Now, all state and local law enforcement agencies will have to certify that they are in compliance with federal law before they can get funds from three programs: Byrne/Justice Assistance Grants, Community Oriented Policing (COPS) grants, and reimbursement under the State Criminal Alien Assistance Program (SCAAP). Together, these programs distribute more than $1 billion. Lynch has agreed that the Justice Department will investigate any "credible allegation" of section 1373 violations, which will include many of the jurisdictions on a list I compiled, such as San Francisco (where a local cop is being investigating for turning over an illegal alien with a DUI record), Cook County, Ill., New York City, and Montgomery County, Md.

In addition, the Justice Department has agreed that it will explore bringing civil or criminal charges against sanctuary jurisdictions. It is important to remember that DOJ has had this authority all along, but would not even be talking about taking action without the threat to disrupt the agency's funding.

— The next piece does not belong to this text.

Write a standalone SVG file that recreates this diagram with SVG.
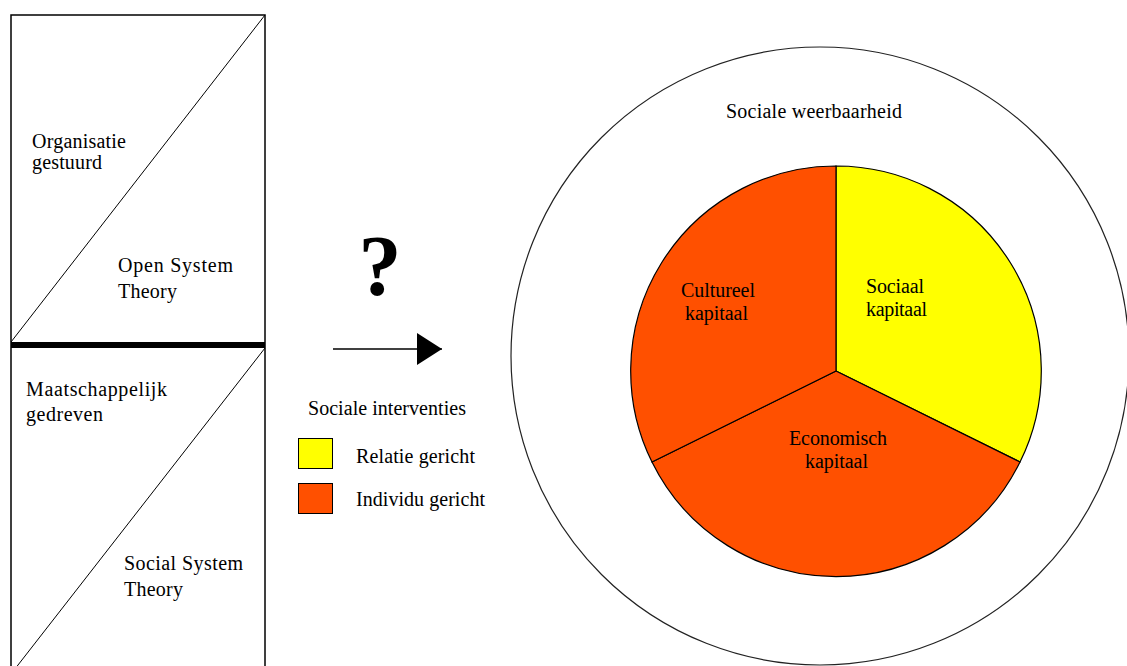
<svg xmlns="http://www.w3.org/2000/svg" width="1127" height="666" viewBox="0 0 1127 666">
<style>
.t{font-family:"Liberation Serif","Times New Roman",serif;font-size:20px;fill:#000}
.thin{stroke:#000;stroke-width:1;fill:none}
.slice{stroke:#000;stroke-width:1.2}
.y{fill:#FFFF00}
.o{fill:#FF5000}
</style>
<defs>
<marker id="ah" markerWidth="25" markerHeight="32" refX="25" refY="16" orient="auto" markerUnits="userSpaceOnUse">
<path d="M0,0 L25,16 L0,32 Z" fill="#000"/>
</marker>
</defs>
<rect width="1127" height="666" fill="#fff"/>

<g id="left-panel">
<rect x="11" y="15" width="254" height="665" fill="#fff" stroke="#000" stroke-width="1.5"/>
<line class="thin" x1="11" y1="342" x2="265" y2="15"/>
<line class="thin" x1="265" y1="348" x2="11" y2="674"/>
<line x1="11" y1="345" x2="265" y2="345" stroke="#000" stroke-width="6"/>
</g>
<g id="organisatie">
<text class="t" x="32" y="148" textLength="94" lengthAdjust="spacing">Organisatie</text>
<text class="t" x="32" y="169" textLength="70" lengthAdjust="spacing">gestuurd</text>
</g>
<g id="open-system">
<text class="t" x="118" y="272" textLength="115" lengthAdjust="spacing">Open System</text>
<text class="t" x="118" y="298" textLength="59" lengthAdjust="spacing">Theory</text>
</g>
<g id="maatschappelijk">
<text class="t" x="26" y="396" textLength="141" lengthAdjust="spacing">Maatschappelijk</text>
<text class="t" x="26" y="421" textLength="77" lengthAdjust="spacing">gedreven</text>
</g>
<g id="social-system">
<text class="t" x="124" y="570" textLength="119" lengthAdjust="spacing">Social System</text>
<text class="t" x="124" y="596" textLength="59" lengthAdjust="spacing">Theory</text>
</g>

<g id="question">
<text x="380" y="295" text-anchor="middle" style="font-family:'Liberation Serif','Times New Roman',serif;font-size:86px;font-weight:bold">?</text>
</g>

<g id="connectors">
<line x1="333" y1="349" x2="442" y2="349" stroke="#000" stroke-width="1.5" marker-end="url(#ah)"/>
</g>

<g id="legend">
<text class="t" x="308" y="415" textLength="158" lengthAdjust="spacing">Sociale interventies</text>
<rect x="298.5" y="438.5" width="34" height="30" class="y" stroke="#000" stroke-width="1"/>
<text class="t" x="356" y="463" textLength="119" lengthAdjust="spacing">Relatie gericht</text>
<rect x="298.5" y="483.5" width="34" height="30" class="o" stroke="#000" stroke-width="1"/>
<text class="t" x="356" y="506" textLength="129" lengthAdjust="spacing">Individu gericht</text>
</g>

<g id="sociale-weerbaarheid">
<circle cx="820" cy="356" r="309" fill="none" stroke="#222" stroke-width="1.2"/>
<text class="t" x="726" y="118" textLength="176" lengthAdjust="spacing">Sociale weerbaarheid</text>
</g>

<g id="sociaal-kapitaal">
<path class="slice y" d="M836,371 L836,166 A205,205 0 0 1 1020,462 Z"/>
<text class="t" x="866" y="293" textLength="58" lengthAdjust="spacing">Sociaal</text>
<text class="t" x="866" y="316" textLength="61" lengthAdjust="spacing">kapitaal</text>
</g>
<g id="economisch-kapitaal">
<path class="slice o" d="M836,371 L1020,462 A205,205 0 0 1 652,462 Z"/>
<text class="t" x="789" y="445" textLength="98" lengthAdjust="spacing">Economisch</text>
<text class="t" x="805" y="468" textLength="63" lengthAdjust="spacing">kapitaal</text>
</g>
<g id="cultureel-kapitaal">
<path class="slice o" d="M836,371 L652,462 A205,205 0 0 1 836,166 Z"/>
<text class="t" x="681" y="297" textLength="74" lengthAdjust="spacing">Cultureel</text>
<text class="t" x="685" y="320" textLength="63" lengthAdjust="spacing">kapitaal</text>
</g>
</svg>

Lynch also announced that Justice has implemented a new policy on its own initiative that it says will help solve the problem. Under the new policy, when a deportable inmate is released from federal prison, ICE will get first crack at taking custody of the alien, before any state or local warrants are honored. Thus ICE will have the opportunity to negotiate with the local jurisdiction, and demand the return of the alien to ICE custody after local charges are disposed of. Reportedly, this policy is already being used in California, where before handing over aliens ICE has brought local jurisdictions into court to affirm that they will return aliens to ICE instead of releasing them. This unwieldy policy may work as a temporary tool for ICE, but avoids the central issue of the fundamental illegality and irresponsibility of the sanctuary policies. Besides, most of the criminal aliens who are getting released around the country are not coming out of federal prison, but are in local custody. This policy also could result in criminal aliens getting deported before they are prosecuted for local crimes, which is not ideal either.